Known for her ability to blur the lines between academia, popular culture, and non-traditional art-going communities, Jackson-Dumont is invested in curating experiences that foster dynamic exchanges between art/artists, past/present, public/private, and people/places. She has organized numerous exhibitions, lectures, performances, symposia, and education initiatives and has contributed essays to a host of publications and worked with numerous artists.
About Suzy Delvalle
Susan (Suzy) Delvalle is a fierce advocate for art and artists. With over 20 years of leadership experience in the cultural sector, she has committed her career to enhancing the impact of mission-based organizations and building opportunity and equity in the arts. She most recently served as President and Executive Director of Creative Capital, an innovative arts nonprofit that adapts venture philanthropy concepts to support individual artists. Only the second Director in Creative Capital’s history, Suzy oversaw some of the most dramatic changes in the organization’s two-decade history. Under her leadership, Creative Capital increased its annual operating budget 20 percent by instituting a three-year fundraising cycle, further developed the board with ten new active members while also establishing a National Advisory Council, and expanded services to artists by instituting regular, annual Creative Capital Awards and retreats.
Suzy formerly served as the founding Director of the Sugar Hill Children’s Museum of Art & Storytelling, where she oversaw all aspects of the development and opening of the museum. She previously served as Director of External Affairs and Development at El Museo Del Barrio, where she dramatically increased the museum’s budget and attendance over her eleven-year tenure. Before joining El Museo, she worked for American Composers Orchestra following a career in consumer banking and advertising.
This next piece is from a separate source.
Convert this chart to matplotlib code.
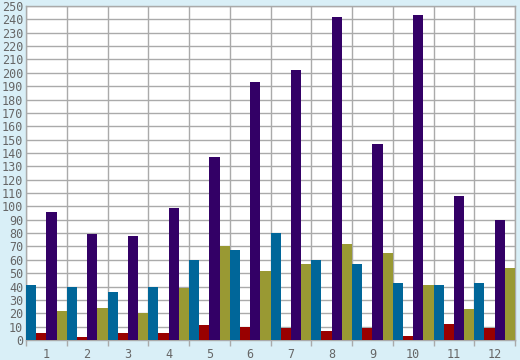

Suzy has served as adjunct faculty at NYU’s School of Continuing and Professional Studies and is a guest lecturer at several universities. She serves on the Board of ArtTable, New Yorkers for Culture & Arts, The Laundromat Project and is a member of The Metropolitan Museum’s Advisory Committee in Culture Engagement. She was born and raised in Curaçao and speaks Spanish, Dutch, and Papiamento.
About Lisa Yancey
Recently coined a strategic maverick by a long-time colleague, Lisa Yancey is an organizational development consultant who specializes in strategic organizational planning, business planning, program evaluation and assessments, executive project management, revenue modeling, leadership coaching, and organizational structure assessments for nonprofit institutions. She is the President of Yancey Consulting, LLC, an organizational and leadership development consulting firm committed to unlocking, provoking, facilitating, and collaboratively imagining equitable social impacts on the local to national level™. Lisa advises a spectrum of practitioners, nonprofit organizations, philanthropists, and philanthropic institutions committed to dismantling inequities, enriching disinvested communities, building leadership, and amplifying diverse perspectives. She has worked with, facilitated, and provided pro bono services to over 100 organizations or grantmaking institutions in the past 19 years. She works across arts and culture, youth development, social justice, media justice, economic justice, and open internet sectors. As an entrepreneur, Lisa also advises emerging for-profit entities that are values-aligned with her equity-based values. Getting to know organizations personally to co-develop strategies, benchmark indicators, and measurable objectives is a hallmark of her work.
Lisa matriculated from both Boston College Law School and Emory University, respectively earning her Juris Doctorate and Bachelor of the Arts degrees. She used to be a professional dancer and choreographer and has been a member of the New York State Bar Association since 2000. She started her consultancy practice in 2001. Her professional ambition is to make meaningful differences that systemically elevate equity, particularly disrupting inequities that impact historically disinvested, underinvested or marginalized communities.
About Marie Watt
Marie Watt is an American artist and citizen of the Seneca Nation with German-Scot ancestry. Her interdisciplinary work draws from history, biography, Iroquois protofeminism, and Indigenous teachings; in it, she explores the intersection of history, community, and storytelling. Through collaborative actions she instigates multigenerational and cross-disciplinary conversations that might create a lens and conversation for understanding connectedness to place, one another, and the universe.
Watt holds an MFA in painting and printmaking from Yale University; she also has degrees from Willamette University and the Institute of American Indian Arts; and in 2016 she was awarded an honorary doctorate from Willamette University.
She has attended residencies at the Skowhegan School of Painting and Sculpture and the Vermont Studio Center; and has received fellowships from Anonymous Was a Woman, the Joan Mitchell Foundation, the Harpo Foundation and the Ford Family Foundation and the Native Arts and Culture Foundation.
Marie serves on the board for VoCA (Voices in Contemporary Art) and on the Native Advisory Committee at the Portland Art Museum and in 2020 became a member of the Board of Trustees at the Portland Art Museum. She is a fan of Crow’s Shadow, an Indigenous founded printmaking institute located on the homelands of the Confederated Tribes of the Umatilla, as well as
Portland Community College.
Selected collections include the Seattle Art Museum, the Whitney Museum of American Art, the Albright-Knox Art Gallery, Yale University Art Gallery, Crystal Bridges Museum, the Smithsonian Institution’s National Museum of the American Indian and Renwick Gallery, the Tacoma Art Museum, the Denver Art Museum, and the Portland Art Museum. She is represented by PDX
Contemporary Art in Portland, Oregon, Greg Kucera Gallery in Seattle, Washington, and Marc Straus Gallery in New York City, New York.